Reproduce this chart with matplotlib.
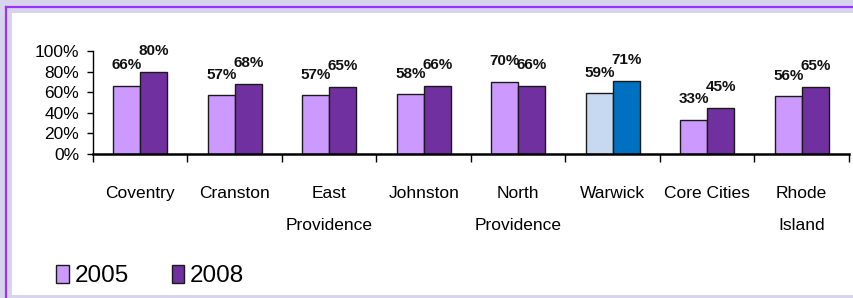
import numpy as np
import matplotlib
matplotlib.use("Agg")
import matplotlib.pyplot as plt
from matplotlib.patches import Rectangle, Patch
from matplotlib.lines import Line2D

# data
places = ["Coventry", "Cranston", "East\nProvidence", "Johnston", "North\nProvidence",
          "Warwick", "Core Cities", "Rhode\nIsland"]
rate_2005 = [66, 57, 57, 58, 70, 59, 33, 56]
rate_2008 = [80, 68, 65, 66, 66, 71, 45, 65]
yticks = [0, 20, 40, 60, 80, 100]
years = ["2005", "2008"]

# colours (Warwick is highlighted in blue)
c05, c08 = "#CC99FF", "#7030A0"
hl05, hl08 = "#C6D9F1", "#0070C0"
highlight = "Warwick"

plt.rcParams["font.family"] = ["Liberation Sans", "DejaVu Sans"]

W, H = 854, 298
fig = plt.figure(figsize=(W / 100, H / 100), dpi=100, facecolor="#D8D4EC")

def px(x, y):
    return x / W, 1 - y / H

# white panel + purple frame lines
fig.patches.append(Rectangle(px(12, 295), (W - 12) / W, (295 - 13) / H,
                             transform=fig.transFigure, facecolor="white",
                             edgecolor="none", zorder=-10))
fig.lines.append(Line2D([px(6, 7)[0], 1.0], [px(6, 7)[1]] * 2, transform=fig.transFigure,
                        color="#9933FF", lw=1.6, zorder=-5))
fig.lines.append(Line2D([px(6, 7)[0]] * 2, [px(6, 7)[1], 0.0], transform=fig.transFigure,
                        color="#9933FF", lw=1.6, zorder=-5))

ax = fig.add_axes([93 / W, 1 - 154 / H, (849 - 93) / W, 103 / H])
ax.set_facecolor("none")

x = np.arange(len(places))
w = 0.285
cols05 = [hl05 if p == highlight else c05 for p in places]
cols08 = [hl08 if p == highlight else c08 for p in places]
b1 = ax.bar(x - w / 2, rate_2005, w, color=cols05, edgecolor="#1a1a1a", lw=1.0, zorder=2)
b2 = ax.bar(x + w / 2, rate_2008, w, color=cols08, edgecolor="#1a1a1a", lw=1.0, zorder=2)

for bars, vals in ((b1, rate_2005), (b2, rate_2008)):
    for r, v in zip(bars, vals):
        ax.annotate(f"{v}%", (r.get_x() + r.get_width() / 2, v), xytext=(0, 12),
                    textcoords="offset points", ha="center", va="baseline",
                    fontsize=11, fontweight="bold", color="#111111")

ax.set_xlim(-0.5, len(places) - 0.5)
ax.set_ylim(0, 100)
ax.set_yticks(yticks)
ax.set_yticklabels([f"{t}%" for t in yticks], fontsize=12.5)
ax.tick_params(axis="y", length=4, width=1, pad=6)

ax.set_xticks(x)
ax.set_xticklabels(places, fontsize=12.5, linespacing=2.4)
ax.tick_params(axis="x", which="major", length=0, pad=23)
ax.set_xticks(np.arange(len(places) + 1) - 0.5, minor=True)
ax.tick_params(axis="x", which="minor", length=6, width=1, color="black")

for s in ("top", "right"):
    ax.spines[s].set_visible(False)
ax.spines["bottom"].set_linewidth(1.8)
ax.spines["left"].set_linewidth(1.0)

handles = [Patch(facecolor=c05, edgecolor="#1a1a1a", lw=1.0),
           Patch(facecolor=c08, edgecolor="#1a1a1a", lw=1.0)]
fig.legend(handles, years, loc="center left", bbox_to_anchor=px(56, 276),
           ncol=2, frameon=False, fontsize=17.5, handlelength=0.52, handleheight=0.75,
           handletextpad=0.25, columnspacing=1.75, borderpad=0, borderaxespad=0)

fig.savefig("out.png", dpi=100, facecolor=fig.get_facecolor())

** SET TASK **
Reproduce the material above exactly, first line through the line that contains "return x / W, 1 - y / H", minus the pictures.

** TASK RESPONSE **
Reproduce this chart with matplotlib.
import numpy as np
import matplotlib
matplotlib.use("Agg")
import matplotlib.pyplot as plt
from matplotlib.patches import Rectangle, Patch
from matplotlib.lines import Line2D

# data
places = ["Coventry", "Cranston", "East\nProvidence", "Johnston", "North\nProvidence",
          "Warwick", "Core Cities", "Rhode\nIsland"]
rate_2005 = [66, 57, 57, 58, 70, 59, 33, 56]
rate_2008 = [80, 68, 65, 66, 66, 71, 45, 65]
yticks = [0, 20, 40, 60, 80, 100]
years = ["2005", "2008"]

# colours (Warwick is highlighted in blue)
c05, c08 = "#CC99FF", "#7030A0"
hl05, hl08 = "#C6D9F1", "#0070C0"
highlight = "Warwick"

plt.rcParams["font.family"] = ["Liberation Sans", "DejaVu Sans"]

W, H = 854, 298
fig = plt.figure(figsize=(W / 100, H / 100), dpi=100, facecolor="#D8D4EC")

def px(x, y):
    return x / W, 1 - y / H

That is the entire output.